"H. Peter Anvin" <yyy@xxxxxxxxx> said:
> I have to agree that the ERN seems to be incorrect, and that casting via
> void *, although technically nonportable, is in practice a much cleaner
> option.
>
> The C standards people didn't define a "generic function pointer" -- one
> could, for example, have imagined that "void (*)(...)" should have been
> able to encode any function pointer with the appropriate cast. If so,
The C Standard guarantees that *any* function pointer is able to encode any
other function pointer, provided you use the appropriate cast.

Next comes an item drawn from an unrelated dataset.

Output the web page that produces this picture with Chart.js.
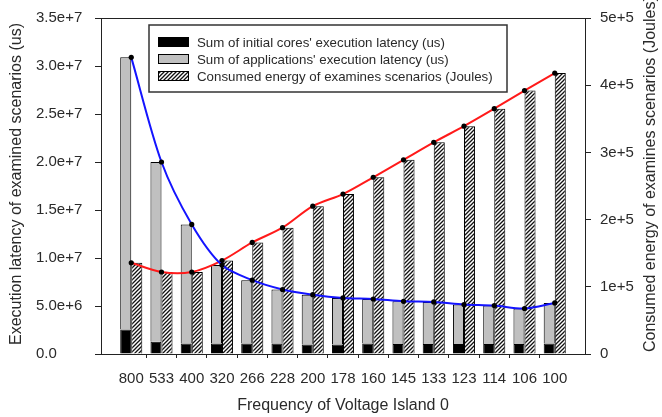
<!DOCTYPE html>
<html>
<head>
<meta charset="utf-8">
<script src="https://cdn.jsdelivr.net/npm/chart.js@4"></script>
<style>
  html, body { margin: 0; padding: 0; background: #fff; }
  #wrap { width: 662px; height: 417px; position: relative; }
</style>
</head>
<body>
<div id="wrap"><canvas id="chart"></canvas></div>
<script>
// frequency of voltage island 0 (x categories)
const freqLabels = ['800', '533', '400', '320', '266', '228', '200', '178', '160', '145', '133', '123', '114', '106', '100'];

// latency (us), left axis
const initLatency  = [2.55e6, 1.27e6, 1.10e6, 1.10e6, 1.10e6, 1.10e6, 1.00e6, 1.00e6, 1.10e6, 1.05e6, 1.05e6, 1.05e6, 1.05e6, 1.05e6, 1.10e6];
const appLatency   = [28.35e6, 18.73e6, 12.40e6, 8.16e6, 6.59e6, 5.62e6, 5.18e6, 4.84e6, 4.63e6, 4.44e6, 4.37e6, 4.10e6, 3.99e6, 3.69e6, 4.22e6];
const totalLatency = [30.9e6, 20.0e6, 13.5e6, 9.26e6, 7.69e6, 6.72e6, 6.18e6, 5.84e6, 5.73e6, 5.49e6, 5.42e6, 5.15e6, 5.04e6, 4.74e6, 5.32e6];

// energy (Joules), right axis
const energy = [135.7e3, 122e3, 122e3, 139e3, 166e3, 188e3, 220e3, 238e3, 263e3, 289e3, 315e3, 339e3, 365e3, 392e3, 418e3];

const legendNames = [
  "Sum of initial cores' execution latency (us)",
  "Sum of applications' execution latency (us)",
  "Consumed energy of examines scenarios (Joules)"
];

const textColor = '#2a2a2a';
const axisColor = '#222';

// one empty slot on each side, like the original axis
function pad(arr) { return [null, ...arr, null]; }

function hatchPattern() {
  const c = document.createElement('canvas');
  c.width = 4; c.height = 4;
  const g = c.getContext('2d');
  g.fillStyle = '#fff';
  g.fillRect(0, 0, 4, 4);
  g.strokeStyle = '#111';
  g.lineWidth = 1.3;
  g.beginPath();
  g.moveTo(0, 4); g.lineTo(4, 0);
  g.moveTo(-1, 1); g.lineTo(1, -1);
  g.moveTo(3, 5); g.lineTo(5, 3);
  g.stroke();
  return g.createPattern(c, 'repeat');
}
const hatch = hatchPattern();

const framePlugin = {
  id: 'frame',
  afterDraw(chart) {
    const ctx = chart.ctx;
    const a = chart.chartArea;
    ctx.save();

    // top border of the plot frame
    ctx.strokeStyle = axisColor;
    ctx.lineWidth = 1;
    ctx.beginPath();
    ctx.moveTo(a.left, a.top + 0.5);
    ctx.lineTo(a.right, a.top + 0.5);
    ctx.stroke();

    // legend box
    const bx = a.left + 48, by = a.top + 7, bw = 358, bh = 67;
    ctx.fillStyle = '#fff';
    ctx.fillRect(bx, by, bw, bh);
    ctx.strokeStyle = '#333';
    ctx.lineWidth = 1.5;
    ctx.strokeRect(bx, by, bw, bh);

    const fills = ['#000', '#c0c0c0', hatch];
    ctx.font = '13.3px "Liberation Sans", Arial, sans-serif';
    ctx.textBaseline = 'middle';
    ctx.textAlign = 'left';
    for (let i = 0; i < 3; i++) {
      const cy = by + 17 + i * 17;
      ctx.fillStyle = fills[i];
      ctx.fillRect(bx + 9, cy - 5, 31, 10);
      ctx.strokeStyle = '#000';
      ctx.lineWidth = 1;
      ctx.strokeRect(bx + 9.5, cy - 4.5, 30, 9);
      ctx.fillStyle = textColor;
      ctx.fillText(legendNames[i], bx + 48, cy + 1);
    }

    // y axis titles, both read bottom to top
    ctx.font = '16px "Liberation Sans", Arial, sans-serif';
    ctx.fillStyle = textColor;
    ctx.save();
    ctx.translate(17, (a.top + a.bottom) / 2 - 2);
    ctx.rotate(-Math.PI / 2);
    ctx.textAlign = 'center';
    ctx.fillText('Execution latency of examined scenarios (us)', 0, 0);
    ctx.restore();

    ctx.save();
    ctx.translate(651, a.bottom - 2);
    ctx.rotate(-Math.PI / 2);
    ctx.textAlign = 'left';
    ctx.fillText('Consumed energy of examines scenarios (Joules)', 0, 0);
    ctx.restore();

    ctx.restore();
  }
};

Chart.defaults.font.family = '"Liberation Sans", Arial, sans-serif';
Chart.defaults.color = textColor;

const ctx = document.getElementById('chart').getContext('2d');
new Chart(ctx, {
  type: 'bar',
  data: {
    labels: pad(freqLabels),
    datasets: [
      {
        type: 'line',
        label: 'latency total',
        data: pad(totalLatency),
        yAxisID: 'y',
        borderColor: '#1414ff',
        borderWidth: 2,
        tension: 0.3,
        pointRadius: 2.6,
        pointBackgroundColor: '#000',
        pointBorderWidth: 0,
        order: 0
      },
      {
        type: 'line',
        label: 'energy',
        data: pad(energy),
        yAxisID: 'y1',
        borderColor: '#ff1a1a',
        borderWidth: 2,
        tension: 0.3,
        pointRadius: 2.6,
        pointBackgroundColor: '#000',
        pointBorderWidth: 0,
        order: 0
      },
      {
        label: legendNames[0],
        data: pad(initLatency),
        yAxisID: 'y',
        stack: 'lat',
        backgroundColor: '#000',
        borderColor: '#000',
        borderWidth: 1,
        order: 1
      },
      {
        label: legendNames[1],
        data: pad(appLatency),
        yAxisID: 'y',
        stack: 'lat',
        backgroundColor: '#c0c0c0',
        borderColor: '#000',
        borderWidth: 1,
        order: 1
      },
      {
        label: legendNames[2],
        data: pad(energy),
        yAxisID: 'y1',
        stack: 'en',
        backgroundColor: hatch,
        borderColor: '#000',
        borderWidth: 1,
        order: 1
      }
    ]
  },
  options: {
    responsive: true,
    maintainAspectRatio: false,
    animation: false,
    categoryPercentage: 0.73,
    barPercentage: 1,
    layout: { padding: { left: 36, top: 14, right: 0, bottom: 0 } },
    plugins: {
      legend: { display: false },
      tooltip: { enabled: false }
    },
    scales: {
      x: {
        type: 'category',
        offset: false,
        grid: {
          drawOnChartArea: false,
          tickLength: 4,
          color: c => freqLabels[c.index - 1] ? axisColor : 'rgba(0,0,0,0)'
        },
        border: { color: axisColor, width: 1 },
        ticks: { color: textColor, font: { size: 15 }, padding: 12, autoSkip: false, maxRotation: 0 },
        title: {
          display: true,
          text: 'Frequency of Voltage Island 0',
          color: textColor,
          font: { size: 16 },
          padding: { top: 0, bottom: 2 }
        },
        afterFit: s => { s.height = 63; }
      },
      y: {
        position: 'left',
        min: 0,
        max: 3.5e7,
        grid: { drawOnChartArea: false, tickLength: 6, color: axisColor },
        border: { color: axisColor, width: 1 },
        ticks: {
          stepSize: 5e6,
          crossAlign: 'far',
          color: textColor,
          font: { size: 15 },
          callback: v => v === 0 ? '0.0' : v.toExponential(1)
        },
        afterFit: s => { s.width = 65; }
      },
      y1: {
        position: 'right',
        min: 0,
        max: 5e5,
        grid: { drawOnChartArea: false, tickLength: 6, color: axisColor },
        border: { color: axisColor, width: 1 },
        ticks: {
          stepSize: 1e5,
          padding: 9,
          color: textColor,
          font: { size: 15 },
          callback: v => v === 0 ? '0' : v.toExponential(0)
        },
        afterFit: s => { s.width = 77; }
      }
    }
  },
  plugins: [framePlugin]
});
</script>
</body>
</html>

> that would have been at least theoretically feasible to use. Requiring
> such a generic function pointer would be a less invasive extension to
> the C standard than requiring that void * can encode a function pointer
> in a lossless manner.
But the C Standard doesn't guarantee that function pointers can encode a data
pointer, either. The problem with dlsym() is that it's used for *both* data
pointers and functions pointers.
> However, in practice I think existing POSIX/Unix practice is to assume,
> widely, that casting a function pointer back and forth to void * is a
> lossless operation. I believe it is better to encode that requirement
> explicitly as being a case of existing practice. On modern
> architectures, it's hardly a painful requirement.
At least not on the ones that have a working implementation of dlsym()...
> (It is also widely assumed that memset(...,0,...) is a valid way to
> initialize an array of NULL pointers...)
Yes, but POSIX doesn't justify that assumption, does it?